Rovelli cita a San Agustín. Dice:
«Observa que estamos siempre en el presente, porque el pasado es pasado y, por lo tanto, no es, mientras que el futuro todavía tiene que llegar y, por lo tanto tampoco es. Y se pregunta cómo podemos ser conscientes de la duración, y aún menos ponderarla, estando siempre únicamente en el presente, que es por definición instantáneo. ¿Cómo nos las arreglamos para saber con tanta claridad del pasado, del tiempo, si estamos constantemente solo en el presente? Aquí y ahora no hay pasado ni futuro. ¿Dónde están? La conclusión de San Agustín: están en nosotros.
»El análisis que hace San Agustín es muy hermoso. Se basa en la música. Cuando escuchamos un himno, el sentido de un sonido viene dado por los sonidos anteriores y posteriores. La música únicamente tiene sentido en el tiempo; pero si nosotros, en todo momento, estamos solo en el presente, ¿cómo podemos captar ese sentido? Podemos –observa Agustín– porque nuestra conciencia se fundamenta en la memoria y en la anticipación. El himno, un canto, de algún modo están presentes en nuestra mente de forma unitaria; hay algo que los unifica, y ese algo es lo que para nosotros es el tiempo. Tal es, pues, el tiempo: está íntegramente en el presente, en nuestra mente, como memoria y como anticipación». Son esos cambios o apariciones los que nos permiten leer un fluir del tiempo.

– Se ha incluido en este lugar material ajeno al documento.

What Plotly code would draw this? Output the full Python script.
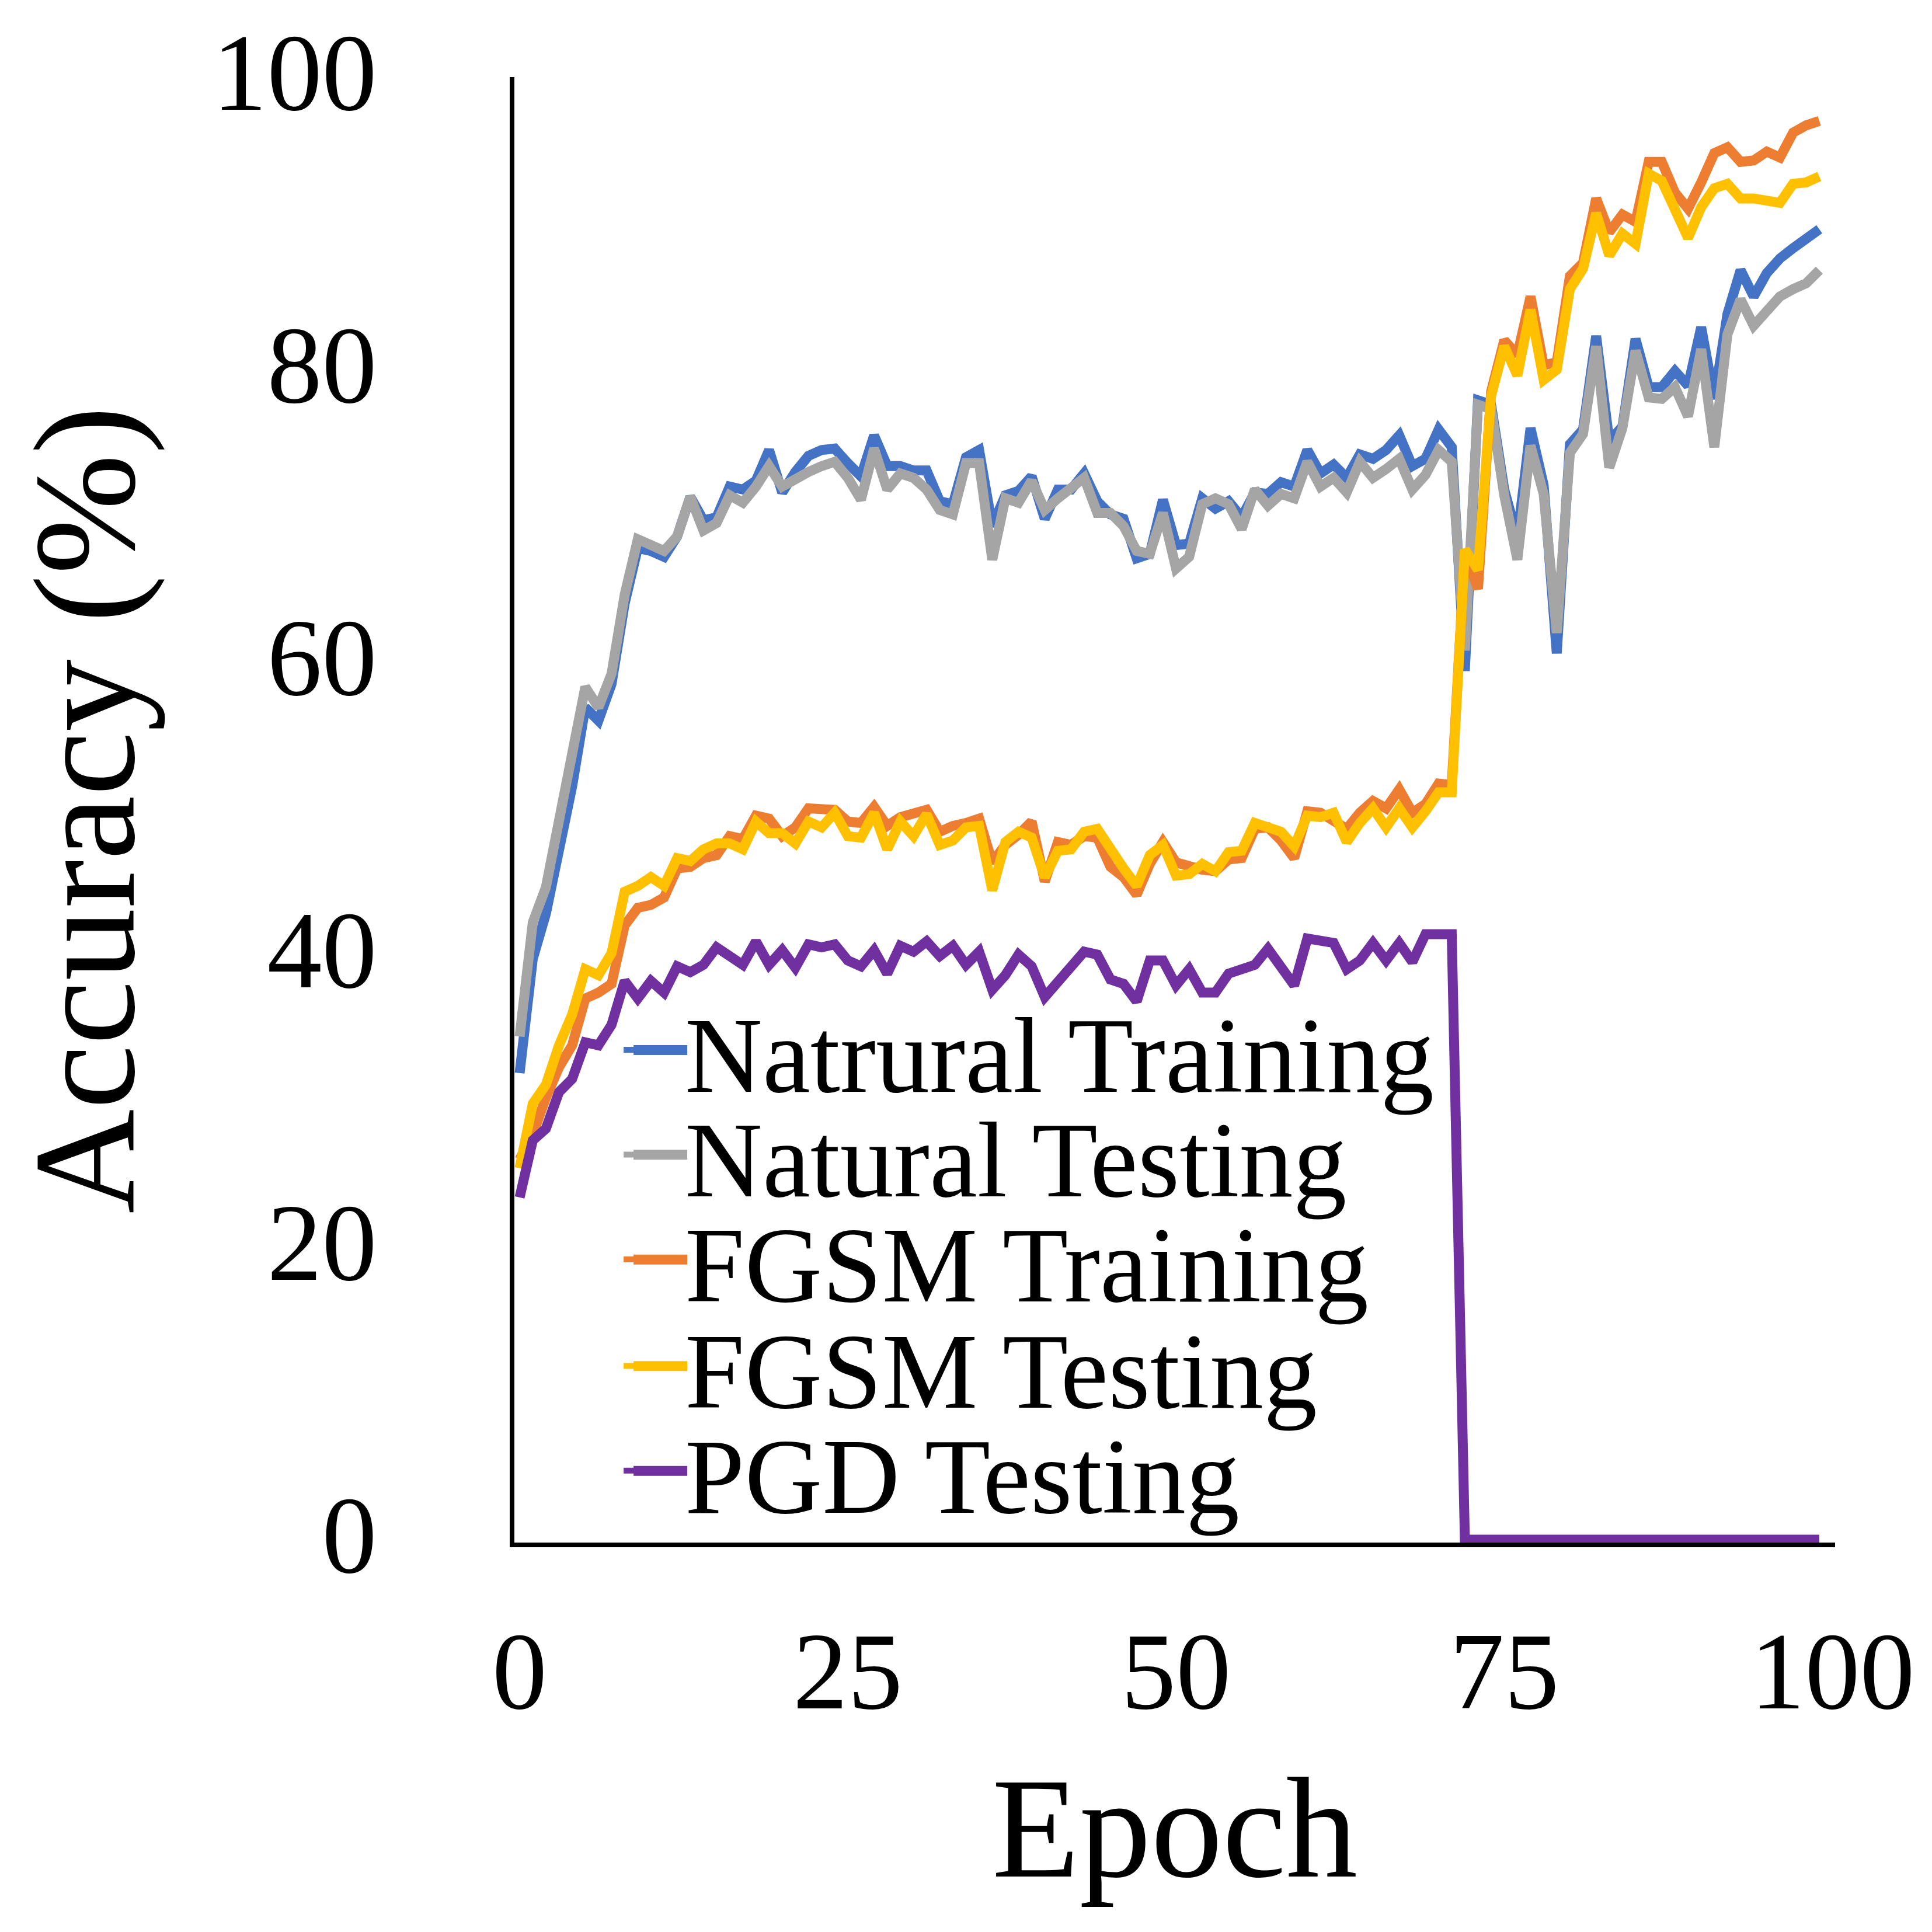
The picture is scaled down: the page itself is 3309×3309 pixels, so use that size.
import plotly.graph_objects as go

epochs = list(range(100))

natural_train = [31.9, 39.7, 42.8, 47.0, 51.5, 56.9, 56.0, 58.5, 64.0, 67.8,
                 67.6, 67.2, 68.6, 71.3, 69.7, 69.9, 72.0, 71.8, 72.4, 74.5,
                 71.6, 73.0, 74.1, 74.5, 74.6, 73.6, 72.7, 75.5, 73.4, 73.4,
                 73.1, 73.1, 71.0, 70.8, 74.0, 74.5, 69.3, 71.4, 71.7, 72.7,
                 69.8, 71.8, 71.8, 72.9, 71.0, 70.1, 69.8, 67.1, 67.4, 71.1,
                 68.0, 68.1, 71.2, 70.5, 71.0, 69.9, 71.6, 71.5, 72.3, 72.0,
                 74.5, 72.9, 73.5, 72.6, 74.2, 73.9, 74.5, 75.5, 73.4, 73.9,
                 75.9, 74.7, 59.4, 77.9, 77.6, 71.8, 68.5, 76.0, 72.1, 60.6,
                 74.9, 75.9, 82.3, 75.1, 76.1, 82.1, 78.8, 78.8, 79.9, 78.9,
                 82.9, 78.0, 83.8, 86.8, 85.0, 86.6, 87.6, 88.3, 89.0, 89.6]

natural_test = [34.4, 42.2, 44.6, 49.3, 53.7, 58.3, 56.9, 59.2, 64.6, 68.4,
                68.0, 67.6, 68.6, 71.3, 69.0, 69.5, 71.4, 70.9, 72.0, 73.4,
                72.0, 72.6, 73.0, 73.4, 73.7, 72.6, 71.1, 74.6, 71.8, 72.9,
                72.6, 71.8, 70.4, 70.1, 73.6, 73.6, 67.0, 71.2, 70.9, 72.4,
                70.4, 71.2, 71.8, 72.6, 70.2, 70.2, 69.3, 67.6, 67.4, 70.2,
                66.4, 67.2, 70.8, 71.2, 70.8, 69.1, 71.8, 70.7, 71.5, 71.2,
                73.7, 72.0, 72.6, 71.6, 73.7, 72.6, 73.2, 73.9, 71.8, 72.8,
                74.5, 73.7, 60.8, 77.6, 77.3, 71.4, 67.0, 74.8, 71.5, 62.0,
                74.3, 75.6, 81.6, 73.3, 76.0, 81.3, 78.1, 78.0, 78.8, 76.8,
                81.4, 74.7, 82.4, 84.8, 83.0, 84.1, 85.0, 85.5, 85.9, 86.8]

fgsm_train = [26.0, 27.7, 30.2, 32.3, 33.8, 37.0, 37.4, 38.0, 42.0, 43.2,
              43.4, 43.9, 45.9, 46.0, 46.6, 46.8, 48.1, 47.9, 49.5, 49.3,
              48.1, 48.7, 50.0, 50.0, 49.9, 49.1, 49.0, 50.1, 48.8, 49.4,
              49.7, 49.9, 48.4, 48.8, 49.0, 49.3, 46.3, 47.5, 48.2, 49.1,
              45.0, 47.7, 47.5, 48.1, 48.0, 46.0, 45.3, 44.1, 46.2, 47.7,
              46.3, 46.0, 45.8, 45.7, 46.5, 46.6, 48.6, 48.7, 47.8, 46.6,
              49.8, 49.7, 49.2, 48.6, 49.7, 50.5, 50.0, 51.3, 49.7, 50.3,
              51.7, 51.6, 67.6, 65.0, 78.5, 82.0, 81.0, 85.0, 80.3, 80.5,
              86.4, 87.3, 91.7, 89.4, 90.6, 90.1, 94.2, 94.2, 92.1, 91.0,
              92.8, 94.8, 95.2, 94.2, 94.3, 94.9, 94.5, 96.2, 96.7, 97.0]

fgsm_test = [25.4, 29.8, 31.1, 33.8, 35.9, 39.0, 38.6, 40.1, 44.3, 44.7,
             45.3, 44.7, 46.6, 46.4, 47.2, 47.6, 47.6, 47.2, 49.1, 48.3,
             48.3, 47.6, 49.1, 48.7, 49.7, 48.1, 48.0, 49.7, 47.2, 49.1,
             48.1, 49.6, 47.5, 47.8, 48.7, 48.8, 44.4, 47.7, 48.4, 48.0,
             45.3, 47.1, 47.2, 48.4, 48.6, 47.1, 45.9, 44.7, 46.8, 47.5,
             45.4, 45.5, 46.2, 45.7, 47.0, 47.1, 49.0, 48.7, 48.4, 47.4,
             49.5, 49.4, 49.7, 47.7, 49.0, 50.0, 48.7, 50.0, 48.7, 49.8,
             51.1, 51.1, 67.7, 66.3, 78.2, 81.6, 79.6, 84.1, 79.3, 80.0,
             85.5, 86.9, 90.7, 87.8, 89.3, 88.6, 93.4, 92.9, 91.1, 89.0,
             91.1, 92.4, 92.7, 91.7, 91.7, 91.5, 91.4, 92.7, 92.8, 93.2]

pgd_test = [23.4, 27.3, 28.1, 30.6, 31.5, 34.0, 33.8, 35.2, 38.2, 37.0,
            38.2, 37.4, 39.2, 38.8, 39.3, 40.5, 39.9, 39.3, 40.9, 39.3,
            40.3, 39.1, 40.7, 40.5, 40.7, 39.6, 39.2, 40.3, 38.7, 40.6,
            40.2, 40.9, 39.9, 40.6, 39.3, 40.2, 37.6, 38.6, 40.0, 39.2,
            37.1, 38.1, 39.0, 40.2, 40.0, 38.3, 38.0, 36.8, 39.6, 39.6,
            37.9, 39.0, 37.4, 37.4, 38.7, 39.0, 39.3, 40.4, 39.0, 37.9,
            41.1, 40.9, 40.8, 39.0, 39.6, 40.8, 39.6, 40.8, 39.5, 41.4,
            41.4, 41.4, 0, 0, 0, 0, 0, 0, 0, 0,
            0, 0, 0, 0, 0, 0, 0, 0, 0, 0,
            0, 0, 0, 0, 0, 0, 0, 0, 0, 0]

names = ["Natrural Training", "Natural Testing", "FGSM Training",
         "FGSM Testing", "PGD Testing"]
colors = ["#4472C4", "#A5A5A5", "#ED7D31", "#FFC000", "#7030A0"]
series = [natural_train, natural_test, fgsm_train, fgsm_test, pgd_test]

font = "Liberation Serif, Times New Roman, serif"
plot_w = 3309 - 873 - 174

fig = go.Figure()
legend_ids = ["legend", "legend2", "legend3", "legend4", "legend5"]
for name, col, vals, lid in zip(names, colors, series, legend_ids):
    fig.add_trace(go.Scatter(x=epochs, y=vals, mode="lines", name=name,
                             line=dict(color=col, width=17),
                             legend=lid))

# one legend per row so the rows can sit as tightly as in the original
legend_x = 0.0805
legend_rows = [0.3361, 0.2646, 0.1931, 0.1204, 0.0489]
legends = {}
for lid, ypos in zip(legend_ids, legend_rows):
    legends[lid] = dict(x=legend_x, y=ypos, xanchor="left", yanchor="middle",
                        bgcolor="rgba(0,0,0,0)", borderwidth=0,
                        font=dict(family=font, size=184, color="black"),
                        itemwidth=100)

# plotly caps the legend line width, so thicken the keys to match the chart
key_shapes = []
for col, ypos in zip(colors, legend_rows):
    key_shapes.append(dict(type="line", xref="paper", yref="paper",
                           x0=legend_x + 22 / plot_w, x1=legend_x + 114 / plot_w,
                           y0=ypos, y1=ypos,
                           line=dict(color=col, width=17)))

fig.update_layout(
    width=3309, height=3309,
    margin=dict(l=873, r=174, t=117, b=675),
    paper_bgcolor="white", plot_bgcolor="white",
    showlegend=True,
    shapes=key_shapes,
    **legends,
    xaxis=dict(range=[-0.4, 100.2], tickvals=[0, 25, 50, 75, 100],
               showgrid=False, zeroline=False, showline=True,
               linecolor="black", linewidth=8, ticks="",
               layer="below traces",
               ticklabelstandoff=50,
               tickfont=dict(family=font, size=188, color="black"),
               title=dict(text="Epoch", standoff=80,
                          font=dict(family=font, size=245, color="black"))),
    yaxis=dict(range=[-0.2, 100], tickvals=[0, 20, 40, 60, 80, 100],
               showgrid=False, zeroline=False, showline=True,
               linecolor="black", linewidth=8, ticks="",
               layer="below traces",
               ticklabelstandoff=190, ticklabelshift=-10,
               tickfont=dict(family=font, size=188, color="black"),
               title=dict(text="Accuracy (%)", standoff=75,
                          font=dict(family=font, size=248, color="black"))),
)

fig.write_html("out.html")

David Hockney pinta, cada tanto (2011, 2013 y 2020) la llegada de la primavera. Suele repetir encuadres y lugares, y cuando vemos todos los dibujos juntos pareciera que podemos ver cómo la campiña inglesa o la francesa despierta. Pareciera que podemos ver como avanza el tiempo. Leí hace poco una entrevista en la que Hockney decía “Tuve que esperar a que sucedieran los cambios. Algunos dibujos estaban demasiado cerca de los previos y comprendí que debía ser menos impaciente. Tenía que esperar a cambios mayores. Eso me hizo mirar con más rigor lo que estaba dibujando.”
En el ejercicio de mirar con atención las marcas de la naturaleza que indican un avance del tiempo descubro cierta calma propia de la repetición. Si somos pacientes y miramos con rigor, el mundo a nuestro alrededor cambia casi por completo, pero vuelve siempre al punto de partida y en la mitad del invierno los días empiezan a hacerse más largos, y cuando quiero acordarme ya hay fresias de nuevo esperándome en el puesto de flores.